Los resultados electorales recientes son el mensaje más claro de que los mexicanos llegamos a nuestro propio umbral, a nuestros límites y por ello se votó en los diferentes niveles de gobierno por quienes se cree que van a ponerle rumbo a la desordenada situación actual. Pero sería muy romántico y poco realista suponer o pensar de que quienes ganaron vayan a resolver tan complicada situación por mandato divino: las relaciones de poder, los intereses económicos y políticos que se conformaron en el período de neoliberalismo que impulso nuestro reciente capitalismo salvaje aún están ahí y van a luchar por mantenerlos; a la riqueza, sobre todo la mal habida, no se renuncia tan fácilmente.

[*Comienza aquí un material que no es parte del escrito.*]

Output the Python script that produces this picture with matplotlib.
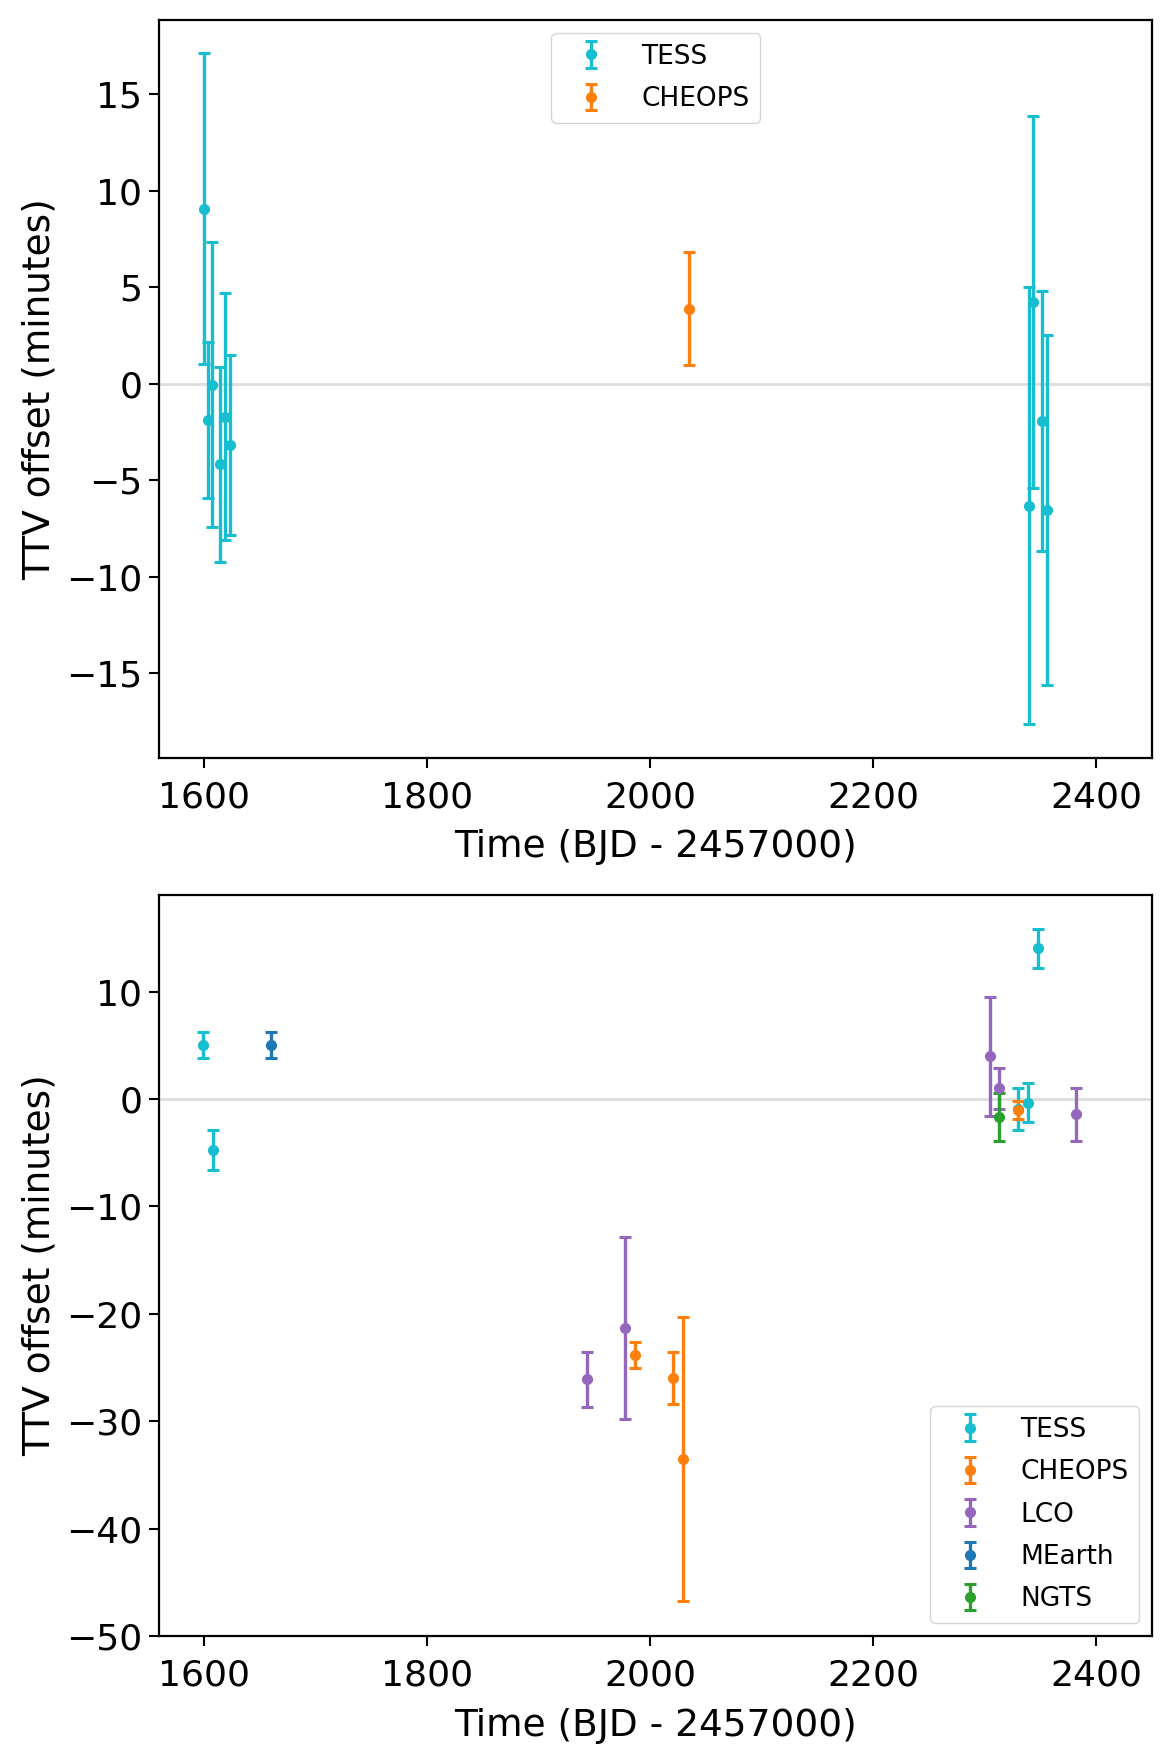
import matplotlib
matplotlib.use("Agg")
import matplotlib.pyplot as plt

# ---------------- data: top panel ----------------
top_tess_t = [1600.0, 1603.6, 1607.4, 1615.0, 1618.8, 1623.3,
              2340.1, 2343.6, 2351.2, 2355.7]
top_tess_y = [9.07, -1.88, -0.05, -4.17, -1.70, -3.19,
              -6.31, 4.24, -1.94, -6.56]
top_tess_e = [8.04, 4.03, 7.37, 5.06, 6.41, 4.67,
              11.34, 9.65, 6.73, 9.07]

top_cheops_t = [2035.0]
top_cheops_y = [3.88]
top_cheops_e = [2.93]

# ---------------- data: bottom panel ----------------
bot_tess_t = [1599.7, 1608.3, 2330.0, 2338.7, 2347.4]
bot_tess_y = [5.03, -4.72, -0.90, -0.34, 14.04]
bot_tess_e = [1.20, 1.88, 1.96, 1.79, 1.83]

bot_cheops_t = [1986.9, 2021.0, 2029.6, 2330.0]
bot_cheops_y = [-23.8, -26.0, -33.5, -1.02]
bot_cheops_e = [1.20, 2.42, 13.25, 0.84]

bot_lco_t = [1943.5, 1977.9, 2304.3, 2313.0, 2381.4]
bot_lco_y = [-26.1, -21.3, 3.98, 0.99, -1.43]
bot_lco_e = [2.55, 8.48, 5.54, 1.90, 2.47]

bot_mearth_t = [1660.1]
bot_mearth_y = [5.06]
bot_mearth_e = [1.20]

bot_ngts_t = [2313.0]
bot_ngts_y = [-1.71]
bot_ngts_e = [2.24]

XLIM = (1560, 2450)
XLABEL = "Time (BJD - 2457000)"
YLABEL = "TTV offset (minutes)"

C_TESS = "#17becf"
C_CHEOPS = "#ff7f0e"
C_LCO = "#9467bd"
C_MEARTH = "#1f77b4"
C_NGTS = "#2ca02c"

plt.rcParams["font.family"] = ["DejaVu Sans"]

fig = plt.figure(figsize=(11.72, 17.5), dpi=100)
ax1 = fig.add_axes([0.1357, 0.5669, 0.8473, 0.4217])
ax2 = fig.add_axes([0.1357, 0.0651, 0.8473, 0.4235])

ekw = dict(fmt="o", ms=7, lw=2.4, capsize=4.5, capthick=2.2)
lkw = dict(fontsize=19, framealpha=0.8, labelspacing=0.62, handlelength=2.2)


def style(ax):
    ax.axhline(0, color="#dddddd", lw=2, zorder=0)
    ax.set_xlim(*XLIM)
    ax.set_xticks([1600, 1800, 2000, 2200, 2400])
    ax.tick_params(labelsize=26, length=7, width=1.5)
    ax.tick_params(axis="x", pad=9)
    ax.tick_params(axis="y", pad=5)
    for s in ax.spines.values():
        s.set_linewidth(1.6)
    ax.set_xlabel(XLABEL, fontsize=27, labelpad=11)
    ax.set_ylabel(YLABEL, fontsize=27, labelpad=6)


ax1.errorbar(top_tess_t, top_tess_y, yerr=top_tess_e, color=C_TESS, label="TESS", **ekw)
ax1.errorbar(top_cheops_t, top_cheops_y, yerr=top_cheops_e, color=C_CHEOPS, label="CHEOPS", **ekw)
style(ax1)
ax1.set_yticks([-15, -10, -5, 0, 5, 10, 15])
ax1.legend(loc="upper center", **lkw)

ax2.errorbar(bot_tess_t, bot_tess_y, yerr=bot_tess_e, color=C_TESS, label="TESS", **ekw)
ax2.errorbar(bot_cheops_t, bot_cheops_y, yerr=bot_cheops_e, color=C_CHEOPS, label="CHEOPS", **ekw)
ax2.errorbar(bot_lco_t, bot_lco_y, yerr=bot_lco_e, color=C_LCO, label="LCO", **ekw)
ax2.errorbar(bot_mearth_t, bot_mearth_y, yerr=bot_mearth_e, color=C_MEARTH, label="MEarth", **ekw)
ax2.errorbar(bot_ngts_t, bot_ngts_y, yerr=bot_ngts_e, color=C_NGTS, label="NGTS", **ekw)
style(ax2)
ax2.set_yticks([-50, -40, -30, -20, -10, 0, 10])
ax2.legend(loc="lower right", **lkw)

fig.savefig("out.png", dpi=100)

Quienes votamos en julio pasado por el cambio debemos ser conscientes que éste no provendrá de la divina providencia o por azar del destino, sólo será posible si los ciudadanos mantenemos abierta nuestra disposición de que el desarrollo de nuestro país tome un rumbo diferente, que nuestra vida sea distinta, que la desigualdad social ya no sea humillante para la mitad de los mexicanos con carencias básicas, que no continúe este proceso sistemático de destrucción de los bienes comunes que la naturaleza no provee.

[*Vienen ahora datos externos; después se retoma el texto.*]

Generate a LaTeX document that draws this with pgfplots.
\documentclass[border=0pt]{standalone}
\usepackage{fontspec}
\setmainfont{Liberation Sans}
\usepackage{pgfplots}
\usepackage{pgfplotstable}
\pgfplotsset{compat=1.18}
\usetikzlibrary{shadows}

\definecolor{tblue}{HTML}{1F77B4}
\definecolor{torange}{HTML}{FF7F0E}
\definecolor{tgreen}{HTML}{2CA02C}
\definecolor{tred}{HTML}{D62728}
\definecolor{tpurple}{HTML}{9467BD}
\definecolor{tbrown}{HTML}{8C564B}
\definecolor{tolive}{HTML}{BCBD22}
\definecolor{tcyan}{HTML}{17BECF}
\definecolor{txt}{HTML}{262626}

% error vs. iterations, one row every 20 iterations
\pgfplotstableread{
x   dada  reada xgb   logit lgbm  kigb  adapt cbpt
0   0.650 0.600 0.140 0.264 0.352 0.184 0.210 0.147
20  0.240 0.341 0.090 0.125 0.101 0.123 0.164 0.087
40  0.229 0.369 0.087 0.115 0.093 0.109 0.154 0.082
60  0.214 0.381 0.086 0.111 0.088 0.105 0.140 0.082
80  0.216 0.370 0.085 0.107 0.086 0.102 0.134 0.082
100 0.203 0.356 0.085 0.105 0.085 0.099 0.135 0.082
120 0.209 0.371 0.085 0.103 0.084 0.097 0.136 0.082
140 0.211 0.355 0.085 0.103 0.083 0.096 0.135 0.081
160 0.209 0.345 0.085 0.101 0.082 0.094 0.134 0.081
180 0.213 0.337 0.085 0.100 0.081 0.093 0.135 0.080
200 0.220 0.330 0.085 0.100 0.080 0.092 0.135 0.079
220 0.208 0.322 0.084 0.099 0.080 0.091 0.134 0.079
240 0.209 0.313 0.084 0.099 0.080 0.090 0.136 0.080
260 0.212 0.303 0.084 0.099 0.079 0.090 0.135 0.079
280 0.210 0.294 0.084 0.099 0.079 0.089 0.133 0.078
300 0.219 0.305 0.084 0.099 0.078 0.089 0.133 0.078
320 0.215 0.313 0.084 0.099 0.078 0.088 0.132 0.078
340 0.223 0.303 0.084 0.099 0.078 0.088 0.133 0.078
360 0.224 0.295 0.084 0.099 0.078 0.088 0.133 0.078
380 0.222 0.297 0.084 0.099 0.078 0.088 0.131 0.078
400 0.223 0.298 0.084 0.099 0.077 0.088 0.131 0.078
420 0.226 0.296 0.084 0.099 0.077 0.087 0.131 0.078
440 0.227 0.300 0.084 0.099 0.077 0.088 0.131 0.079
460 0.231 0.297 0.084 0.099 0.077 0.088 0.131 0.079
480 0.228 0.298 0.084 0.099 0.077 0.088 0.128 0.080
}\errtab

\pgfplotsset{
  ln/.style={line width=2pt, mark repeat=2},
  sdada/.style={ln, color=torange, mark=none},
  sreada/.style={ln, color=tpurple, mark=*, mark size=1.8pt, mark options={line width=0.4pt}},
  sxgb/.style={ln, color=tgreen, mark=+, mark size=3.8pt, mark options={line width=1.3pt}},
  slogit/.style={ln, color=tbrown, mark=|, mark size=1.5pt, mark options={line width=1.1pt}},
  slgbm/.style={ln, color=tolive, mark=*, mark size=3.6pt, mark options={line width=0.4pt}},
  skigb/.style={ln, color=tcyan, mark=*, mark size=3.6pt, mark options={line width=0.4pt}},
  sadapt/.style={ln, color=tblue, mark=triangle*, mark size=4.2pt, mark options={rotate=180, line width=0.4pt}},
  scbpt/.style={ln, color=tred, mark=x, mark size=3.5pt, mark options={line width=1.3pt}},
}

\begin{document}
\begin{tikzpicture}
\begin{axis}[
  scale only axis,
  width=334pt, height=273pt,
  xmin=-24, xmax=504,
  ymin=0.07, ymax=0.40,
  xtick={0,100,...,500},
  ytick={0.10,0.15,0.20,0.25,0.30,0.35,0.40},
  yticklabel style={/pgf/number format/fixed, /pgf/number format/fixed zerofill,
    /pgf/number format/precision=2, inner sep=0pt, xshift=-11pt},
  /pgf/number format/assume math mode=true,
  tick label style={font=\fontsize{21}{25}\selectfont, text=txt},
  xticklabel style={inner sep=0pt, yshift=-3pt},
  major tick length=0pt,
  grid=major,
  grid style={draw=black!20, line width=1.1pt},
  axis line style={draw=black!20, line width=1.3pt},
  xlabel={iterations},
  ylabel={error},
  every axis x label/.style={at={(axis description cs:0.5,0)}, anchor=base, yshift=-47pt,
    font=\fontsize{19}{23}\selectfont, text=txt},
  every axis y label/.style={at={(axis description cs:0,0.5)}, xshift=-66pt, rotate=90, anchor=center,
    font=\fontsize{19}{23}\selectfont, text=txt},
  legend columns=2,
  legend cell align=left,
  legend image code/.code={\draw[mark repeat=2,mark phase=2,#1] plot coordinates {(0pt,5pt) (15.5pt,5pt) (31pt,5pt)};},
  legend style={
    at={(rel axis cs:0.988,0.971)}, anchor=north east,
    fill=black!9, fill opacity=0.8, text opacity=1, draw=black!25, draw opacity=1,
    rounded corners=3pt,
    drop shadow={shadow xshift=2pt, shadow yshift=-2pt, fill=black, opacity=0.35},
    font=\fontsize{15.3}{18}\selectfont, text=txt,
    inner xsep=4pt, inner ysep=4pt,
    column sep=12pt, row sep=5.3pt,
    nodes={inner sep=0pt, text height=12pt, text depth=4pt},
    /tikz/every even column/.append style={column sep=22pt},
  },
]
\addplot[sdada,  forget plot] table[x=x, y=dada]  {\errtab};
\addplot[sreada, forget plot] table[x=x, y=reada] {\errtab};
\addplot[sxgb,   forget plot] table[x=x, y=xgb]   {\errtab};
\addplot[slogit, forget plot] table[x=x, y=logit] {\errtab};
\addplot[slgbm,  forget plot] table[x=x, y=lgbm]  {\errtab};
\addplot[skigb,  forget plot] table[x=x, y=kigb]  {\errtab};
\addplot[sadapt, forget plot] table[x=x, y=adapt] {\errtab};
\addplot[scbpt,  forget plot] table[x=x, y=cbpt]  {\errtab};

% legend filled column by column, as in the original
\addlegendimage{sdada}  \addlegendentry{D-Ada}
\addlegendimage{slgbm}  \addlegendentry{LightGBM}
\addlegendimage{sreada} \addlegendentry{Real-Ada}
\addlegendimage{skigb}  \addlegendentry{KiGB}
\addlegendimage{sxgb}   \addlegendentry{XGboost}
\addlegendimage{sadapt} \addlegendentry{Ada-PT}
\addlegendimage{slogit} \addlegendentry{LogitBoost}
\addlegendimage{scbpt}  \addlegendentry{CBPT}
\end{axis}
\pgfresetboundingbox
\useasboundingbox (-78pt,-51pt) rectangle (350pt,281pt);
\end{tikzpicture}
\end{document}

Para ello debemos seguir participando, dotar a la política de un espíritu ciudadano que obligue a los gobernantes a actuar conforme a éste que no es sino el interés colectivo, el interés público, porque entre los triunfadores también hay quienes siguen pensando y actuando con base a la cultura que nos hereda el neoliberalismo económico y el viejo régimen político, las hay entre los propios ciudadanos y cambiarla requiere un esfuerzo de gran magnitud, un período de tiempo cuando menos igual al que se gestó, quizás una generación.

El cambio verdadero que se presume está, indiscutiblemente, en nuestras manos más que en las de nuestros gobernantes, es una oportunidad histórica más factible que la ocurrida hace 18 años para transitar a una democracia no sólo representativa, sino participativa por los propios cauces civiles y pacíficos, sería el colmo que el próximo Gobierno federal reprima a los ciudadanos que opinen, a favor o en contra de lo que hagan los gobernantes. Es una oportunidad, quizás irrepetible en la historia reciente, de ciudadanizar la política.